(Code that draws figures)
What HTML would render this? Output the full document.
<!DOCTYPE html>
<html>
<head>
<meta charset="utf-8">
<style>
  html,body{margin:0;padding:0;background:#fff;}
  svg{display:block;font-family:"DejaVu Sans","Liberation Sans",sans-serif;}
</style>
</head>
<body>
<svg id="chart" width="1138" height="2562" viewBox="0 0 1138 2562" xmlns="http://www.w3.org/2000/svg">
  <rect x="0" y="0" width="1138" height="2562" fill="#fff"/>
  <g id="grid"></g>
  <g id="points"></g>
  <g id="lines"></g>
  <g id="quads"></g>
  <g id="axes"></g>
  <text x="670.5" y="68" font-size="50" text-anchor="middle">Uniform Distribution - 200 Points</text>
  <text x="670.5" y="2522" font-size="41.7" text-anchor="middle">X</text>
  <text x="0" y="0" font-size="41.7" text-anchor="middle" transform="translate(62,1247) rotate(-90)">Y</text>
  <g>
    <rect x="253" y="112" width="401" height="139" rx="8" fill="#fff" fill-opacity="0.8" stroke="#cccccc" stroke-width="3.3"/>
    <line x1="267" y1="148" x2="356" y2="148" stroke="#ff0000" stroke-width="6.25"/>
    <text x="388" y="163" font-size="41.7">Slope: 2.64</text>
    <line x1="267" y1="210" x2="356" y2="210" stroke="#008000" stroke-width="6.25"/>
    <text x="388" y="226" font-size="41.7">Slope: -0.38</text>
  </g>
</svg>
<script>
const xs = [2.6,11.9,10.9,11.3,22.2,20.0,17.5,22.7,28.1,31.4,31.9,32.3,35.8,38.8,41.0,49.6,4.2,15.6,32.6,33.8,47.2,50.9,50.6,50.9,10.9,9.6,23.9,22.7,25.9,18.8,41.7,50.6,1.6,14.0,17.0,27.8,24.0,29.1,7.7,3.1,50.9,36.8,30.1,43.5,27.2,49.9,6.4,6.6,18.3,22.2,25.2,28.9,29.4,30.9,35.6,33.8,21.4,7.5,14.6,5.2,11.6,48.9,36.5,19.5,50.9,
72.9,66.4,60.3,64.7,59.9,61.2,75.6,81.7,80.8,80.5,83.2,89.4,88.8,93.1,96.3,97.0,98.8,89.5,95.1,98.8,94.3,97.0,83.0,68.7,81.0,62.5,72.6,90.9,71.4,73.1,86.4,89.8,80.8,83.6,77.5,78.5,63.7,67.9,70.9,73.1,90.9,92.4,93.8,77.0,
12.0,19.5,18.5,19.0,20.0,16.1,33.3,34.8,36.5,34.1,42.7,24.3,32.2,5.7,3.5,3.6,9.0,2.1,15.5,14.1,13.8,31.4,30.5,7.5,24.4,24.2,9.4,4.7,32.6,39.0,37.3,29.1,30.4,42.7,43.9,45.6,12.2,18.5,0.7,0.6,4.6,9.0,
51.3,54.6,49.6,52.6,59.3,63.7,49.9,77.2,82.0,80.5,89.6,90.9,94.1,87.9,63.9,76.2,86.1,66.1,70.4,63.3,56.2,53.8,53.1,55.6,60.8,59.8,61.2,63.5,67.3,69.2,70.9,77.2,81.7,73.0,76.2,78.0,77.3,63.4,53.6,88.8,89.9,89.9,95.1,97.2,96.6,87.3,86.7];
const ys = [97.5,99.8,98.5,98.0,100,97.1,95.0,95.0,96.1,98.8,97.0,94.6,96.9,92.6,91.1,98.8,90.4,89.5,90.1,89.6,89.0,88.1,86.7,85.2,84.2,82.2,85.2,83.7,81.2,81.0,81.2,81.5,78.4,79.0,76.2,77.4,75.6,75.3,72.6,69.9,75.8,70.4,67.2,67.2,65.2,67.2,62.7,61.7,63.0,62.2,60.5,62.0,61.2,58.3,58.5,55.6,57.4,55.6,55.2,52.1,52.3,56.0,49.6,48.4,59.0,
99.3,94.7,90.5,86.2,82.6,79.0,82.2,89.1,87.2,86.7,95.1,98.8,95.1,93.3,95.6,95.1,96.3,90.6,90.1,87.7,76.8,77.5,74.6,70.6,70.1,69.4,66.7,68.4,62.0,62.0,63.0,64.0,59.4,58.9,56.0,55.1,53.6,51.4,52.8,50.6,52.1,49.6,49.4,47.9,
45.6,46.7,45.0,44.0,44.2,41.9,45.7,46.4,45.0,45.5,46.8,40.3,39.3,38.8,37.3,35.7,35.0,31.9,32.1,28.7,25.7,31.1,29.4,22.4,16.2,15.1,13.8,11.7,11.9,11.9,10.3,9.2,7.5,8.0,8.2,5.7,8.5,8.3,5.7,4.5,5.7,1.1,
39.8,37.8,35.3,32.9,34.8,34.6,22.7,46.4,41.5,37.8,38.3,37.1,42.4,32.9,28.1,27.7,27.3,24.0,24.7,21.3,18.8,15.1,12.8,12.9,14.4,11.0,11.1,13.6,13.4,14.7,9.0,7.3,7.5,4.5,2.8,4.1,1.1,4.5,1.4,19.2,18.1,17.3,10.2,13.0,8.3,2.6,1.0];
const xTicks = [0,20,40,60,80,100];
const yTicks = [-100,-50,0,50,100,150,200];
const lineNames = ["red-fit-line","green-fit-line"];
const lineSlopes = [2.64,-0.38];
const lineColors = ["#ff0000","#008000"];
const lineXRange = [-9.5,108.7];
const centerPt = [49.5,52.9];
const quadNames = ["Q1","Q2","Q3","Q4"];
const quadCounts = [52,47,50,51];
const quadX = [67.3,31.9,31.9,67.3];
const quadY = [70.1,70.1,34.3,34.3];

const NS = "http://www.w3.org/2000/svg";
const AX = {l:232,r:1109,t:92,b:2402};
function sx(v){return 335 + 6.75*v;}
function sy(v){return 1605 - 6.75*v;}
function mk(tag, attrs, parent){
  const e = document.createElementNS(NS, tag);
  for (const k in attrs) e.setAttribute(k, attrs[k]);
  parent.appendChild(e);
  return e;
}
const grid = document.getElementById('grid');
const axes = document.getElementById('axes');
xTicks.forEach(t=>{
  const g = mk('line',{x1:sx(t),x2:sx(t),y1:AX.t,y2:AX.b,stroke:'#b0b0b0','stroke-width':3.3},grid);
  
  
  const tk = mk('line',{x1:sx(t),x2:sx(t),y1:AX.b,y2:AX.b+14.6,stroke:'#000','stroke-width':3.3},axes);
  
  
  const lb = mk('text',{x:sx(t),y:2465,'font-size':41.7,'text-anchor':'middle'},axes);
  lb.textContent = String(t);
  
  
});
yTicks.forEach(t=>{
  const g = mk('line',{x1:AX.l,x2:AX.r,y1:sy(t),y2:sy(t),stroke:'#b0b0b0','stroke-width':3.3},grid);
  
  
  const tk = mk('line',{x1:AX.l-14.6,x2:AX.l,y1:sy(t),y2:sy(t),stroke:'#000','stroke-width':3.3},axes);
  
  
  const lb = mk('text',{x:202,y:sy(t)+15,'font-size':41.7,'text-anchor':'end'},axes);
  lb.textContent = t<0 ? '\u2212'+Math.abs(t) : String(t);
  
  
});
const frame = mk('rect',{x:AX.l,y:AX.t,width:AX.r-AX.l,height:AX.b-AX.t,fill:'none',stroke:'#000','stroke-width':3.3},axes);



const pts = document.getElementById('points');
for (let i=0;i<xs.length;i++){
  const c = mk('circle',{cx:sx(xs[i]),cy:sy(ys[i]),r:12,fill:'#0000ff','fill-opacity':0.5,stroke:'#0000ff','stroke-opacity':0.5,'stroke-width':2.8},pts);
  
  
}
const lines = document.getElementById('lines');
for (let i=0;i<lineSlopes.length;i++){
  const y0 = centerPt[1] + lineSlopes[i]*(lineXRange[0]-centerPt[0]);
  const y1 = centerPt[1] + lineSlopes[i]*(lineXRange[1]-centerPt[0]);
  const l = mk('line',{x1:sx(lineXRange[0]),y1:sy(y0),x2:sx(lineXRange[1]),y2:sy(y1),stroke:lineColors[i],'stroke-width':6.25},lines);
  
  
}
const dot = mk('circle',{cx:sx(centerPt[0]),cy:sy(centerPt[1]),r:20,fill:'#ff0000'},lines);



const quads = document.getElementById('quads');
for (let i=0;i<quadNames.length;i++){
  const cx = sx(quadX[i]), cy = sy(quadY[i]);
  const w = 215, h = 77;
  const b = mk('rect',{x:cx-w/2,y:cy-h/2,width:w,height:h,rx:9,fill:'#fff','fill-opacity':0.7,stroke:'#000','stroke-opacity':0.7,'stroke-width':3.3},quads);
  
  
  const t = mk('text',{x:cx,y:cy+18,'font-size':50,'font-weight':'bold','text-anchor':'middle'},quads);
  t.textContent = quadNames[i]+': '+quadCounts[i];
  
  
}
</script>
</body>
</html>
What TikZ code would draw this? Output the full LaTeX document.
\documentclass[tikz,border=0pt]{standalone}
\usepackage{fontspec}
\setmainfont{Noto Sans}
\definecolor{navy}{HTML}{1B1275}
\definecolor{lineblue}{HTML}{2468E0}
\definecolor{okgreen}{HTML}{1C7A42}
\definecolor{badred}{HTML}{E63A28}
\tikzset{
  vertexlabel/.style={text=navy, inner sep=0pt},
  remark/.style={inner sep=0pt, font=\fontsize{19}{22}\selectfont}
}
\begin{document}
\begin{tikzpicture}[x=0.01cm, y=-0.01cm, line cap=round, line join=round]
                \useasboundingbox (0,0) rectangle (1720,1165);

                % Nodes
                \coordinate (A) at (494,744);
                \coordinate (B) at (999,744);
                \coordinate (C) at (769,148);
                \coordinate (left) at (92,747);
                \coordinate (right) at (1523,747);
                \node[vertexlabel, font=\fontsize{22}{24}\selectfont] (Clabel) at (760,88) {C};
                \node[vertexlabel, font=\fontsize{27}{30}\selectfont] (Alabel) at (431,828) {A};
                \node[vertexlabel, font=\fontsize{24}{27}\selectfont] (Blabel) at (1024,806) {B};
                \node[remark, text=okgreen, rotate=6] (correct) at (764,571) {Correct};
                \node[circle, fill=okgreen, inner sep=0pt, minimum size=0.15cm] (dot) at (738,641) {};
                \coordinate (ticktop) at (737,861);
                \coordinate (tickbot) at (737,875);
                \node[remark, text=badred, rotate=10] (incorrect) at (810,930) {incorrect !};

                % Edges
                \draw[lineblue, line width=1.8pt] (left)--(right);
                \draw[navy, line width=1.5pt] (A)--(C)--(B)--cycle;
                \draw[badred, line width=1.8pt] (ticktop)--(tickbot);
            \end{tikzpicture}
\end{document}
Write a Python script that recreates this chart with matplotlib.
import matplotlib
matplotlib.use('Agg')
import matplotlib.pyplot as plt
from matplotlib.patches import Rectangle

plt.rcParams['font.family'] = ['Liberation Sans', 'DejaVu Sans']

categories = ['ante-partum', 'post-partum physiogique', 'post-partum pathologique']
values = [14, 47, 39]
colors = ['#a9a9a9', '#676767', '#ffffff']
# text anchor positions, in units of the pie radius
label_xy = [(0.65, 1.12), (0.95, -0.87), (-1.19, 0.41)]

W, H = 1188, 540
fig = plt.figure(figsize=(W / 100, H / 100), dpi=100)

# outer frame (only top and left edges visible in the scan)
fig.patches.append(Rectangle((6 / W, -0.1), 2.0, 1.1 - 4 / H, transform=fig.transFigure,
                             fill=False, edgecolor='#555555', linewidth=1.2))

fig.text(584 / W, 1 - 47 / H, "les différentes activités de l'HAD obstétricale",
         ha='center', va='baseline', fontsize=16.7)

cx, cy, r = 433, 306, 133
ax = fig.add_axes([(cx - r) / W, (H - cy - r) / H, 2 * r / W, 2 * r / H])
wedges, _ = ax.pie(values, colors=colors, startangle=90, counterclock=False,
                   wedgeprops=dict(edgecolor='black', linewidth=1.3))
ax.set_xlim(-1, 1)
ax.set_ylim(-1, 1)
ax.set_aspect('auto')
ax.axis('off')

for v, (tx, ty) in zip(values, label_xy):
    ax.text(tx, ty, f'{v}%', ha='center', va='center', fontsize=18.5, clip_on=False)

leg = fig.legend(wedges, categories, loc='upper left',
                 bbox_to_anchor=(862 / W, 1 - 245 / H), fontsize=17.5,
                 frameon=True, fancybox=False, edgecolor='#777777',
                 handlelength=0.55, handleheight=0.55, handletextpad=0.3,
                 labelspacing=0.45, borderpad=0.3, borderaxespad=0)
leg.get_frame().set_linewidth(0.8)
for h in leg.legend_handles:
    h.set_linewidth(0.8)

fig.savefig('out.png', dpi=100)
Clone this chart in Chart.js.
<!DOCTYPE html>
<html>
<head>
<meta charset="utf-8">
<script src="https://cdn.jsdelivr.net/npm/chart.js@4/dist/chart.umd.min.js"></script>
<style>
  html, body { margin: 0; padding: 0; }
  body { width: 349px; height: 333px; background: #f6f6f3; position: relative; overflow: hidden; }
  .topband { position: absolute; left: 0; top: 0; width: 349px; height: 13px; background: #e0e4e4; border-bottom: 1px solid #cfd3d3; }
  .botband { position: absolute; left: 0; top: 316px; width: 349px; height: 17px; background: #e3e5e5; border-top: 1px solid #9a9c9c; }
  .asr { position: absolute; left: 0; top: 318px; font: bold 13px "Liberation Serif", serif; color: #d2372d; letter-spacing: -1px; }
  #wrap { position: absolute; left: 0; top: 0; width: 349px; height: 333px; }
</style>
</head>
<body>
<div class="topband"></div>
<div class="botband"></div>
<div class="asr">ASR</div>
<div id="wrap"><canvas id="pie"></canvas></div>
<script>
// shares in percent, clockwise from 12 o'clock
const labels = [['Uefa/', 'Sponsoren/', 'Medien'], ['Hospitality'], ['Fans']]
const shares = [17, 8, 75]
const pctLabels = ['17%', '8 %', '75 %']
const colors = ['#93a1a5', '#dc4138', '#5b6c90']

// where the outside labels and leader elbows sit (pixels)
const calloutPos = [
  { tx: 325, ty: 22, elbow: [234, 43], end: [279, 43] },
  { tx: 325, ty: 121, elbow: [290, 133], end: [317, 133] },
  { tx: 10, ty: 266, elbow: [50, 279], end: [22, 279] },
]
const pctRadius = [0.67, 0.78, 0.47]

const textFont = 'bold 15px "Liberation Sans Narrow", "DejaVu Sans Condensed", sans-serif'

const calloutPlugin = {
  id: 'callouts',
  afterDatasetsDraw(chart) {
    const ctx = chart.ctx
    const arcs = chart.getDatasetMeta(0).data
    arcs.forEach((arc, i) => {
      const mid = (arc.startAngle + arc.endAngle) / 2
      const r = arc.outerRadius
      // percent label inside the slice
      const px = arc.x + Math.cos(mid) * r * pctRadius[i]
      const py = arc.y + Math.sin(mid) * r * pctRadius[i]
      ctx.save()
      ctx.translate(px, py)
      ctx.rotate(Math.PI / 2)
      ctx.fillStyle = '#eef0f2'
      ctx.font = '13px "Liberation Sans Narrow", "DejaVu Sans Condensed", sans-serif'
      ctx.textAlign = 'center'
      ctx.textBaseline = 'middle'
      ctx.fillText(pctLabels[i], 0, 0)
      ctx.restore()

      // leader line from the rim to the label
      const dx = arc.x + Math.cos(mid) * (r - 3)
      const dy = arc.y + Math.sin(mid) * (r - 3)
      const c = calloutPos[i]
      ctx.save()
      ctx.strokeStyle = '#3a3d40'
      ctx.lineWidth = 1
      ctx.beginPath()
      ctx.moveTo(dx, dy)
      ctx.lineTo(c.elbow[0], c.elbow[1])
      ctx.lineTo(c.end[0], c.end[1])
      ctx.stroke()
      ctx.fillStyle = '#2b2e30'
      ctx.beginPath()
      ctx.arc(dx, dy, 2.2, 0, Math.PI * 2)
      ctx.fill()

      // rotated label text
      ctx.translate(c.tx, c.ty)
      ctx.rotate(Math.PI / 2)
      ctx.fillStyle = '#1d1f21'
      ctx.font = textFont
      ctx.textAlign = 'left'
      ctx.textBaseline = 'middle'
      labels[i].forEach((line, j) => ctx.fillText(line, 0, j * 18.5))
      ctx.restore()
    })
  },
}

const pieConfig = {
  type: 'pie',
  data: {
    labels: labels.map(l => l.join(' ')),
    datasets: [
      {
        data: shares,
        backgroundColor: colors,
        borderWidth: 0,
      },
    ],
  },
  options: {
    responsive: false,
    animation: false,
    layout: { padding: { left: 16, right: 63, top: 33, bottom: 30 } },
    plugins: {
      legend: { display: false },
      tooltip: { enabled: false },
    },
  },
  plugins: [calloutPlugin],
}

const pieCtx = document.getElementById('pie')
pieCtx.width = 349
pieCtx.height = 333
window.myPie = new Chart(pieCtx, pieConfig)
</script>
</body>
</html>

● Work instructions
From the records above, extract exactly and only the lines that begin at the line with "Clone this chart in Chart.js." and stop after the line with "const textFont = 'bold".

● Output for this task
Clone this chart in Chart.js.
<!DOCTYPE html>
<html>
<head>
<meta charset="utf-8">
<script src="https://cdn.jsdelivr.net/npm/chart.js@4/dist/chart.umd.min.js"></script>
<style>
  html, body { margin: 0; padding: 0; }
  body { width: 349px; height: 333px; background: #f6f6f3; position: relative; overflow: hidden; }
  .topband { position: absolute; left: 0; top: 0; width: 349px; height: 13px; background: #e0e4e4; border-bottom: 1px solid #cfd3d3; }
  .botband { position: absolute; left: 0; top: 316px; width: 349px; height: 17px; background: #e3e5e5; border-top: 1px solid #9a9c9c; }
  .asr { position: absolute; left: 0; top: 318px; font: bold 13px "Liberation Serif", serif; color: #d2372d; letter-spacing: -1px; }
  #wrap { position: absolute; left: 0; top: 0; width: 349px; height: 333px; }
</style>
</head>
<body>
<div class="topband"></div>
<div class="botband"></div>
<div class="asr">ASR</div>
<div id="wrap"><canvas id="pie"></canvas></div>
<script>
// shares in percent, clockwise from 12 o'clock
const labels = [['Uefa/', 'Sponsoren/', 'Medien'], ['Hospitality'], ['Fans']]
const shares = [17, 8, 75]
const pctLabels = ['17%', '8 %', '75 %']
const colors = ['#93a1a5', '#dc4138', '#5b6c90']

// where the outside labels and leader elbows sit (pixels)
const calloutPos = [
  { tx: 325, ty: 22, elbow: [234, 43], end: [279, 43] },
  { tx: 325, ty: 121, elbow: [290, 133], end: [317, 133] },
  { tx: 10, ty: 266, elbow: [50, 279], end: [22, 279] },
]
const pctRadius = [0.67, 0.78, 0.47]

const textFont = 'bold 15px "Liberation Sans Narrow", "DejaVu Sans Condensed", sans-serif'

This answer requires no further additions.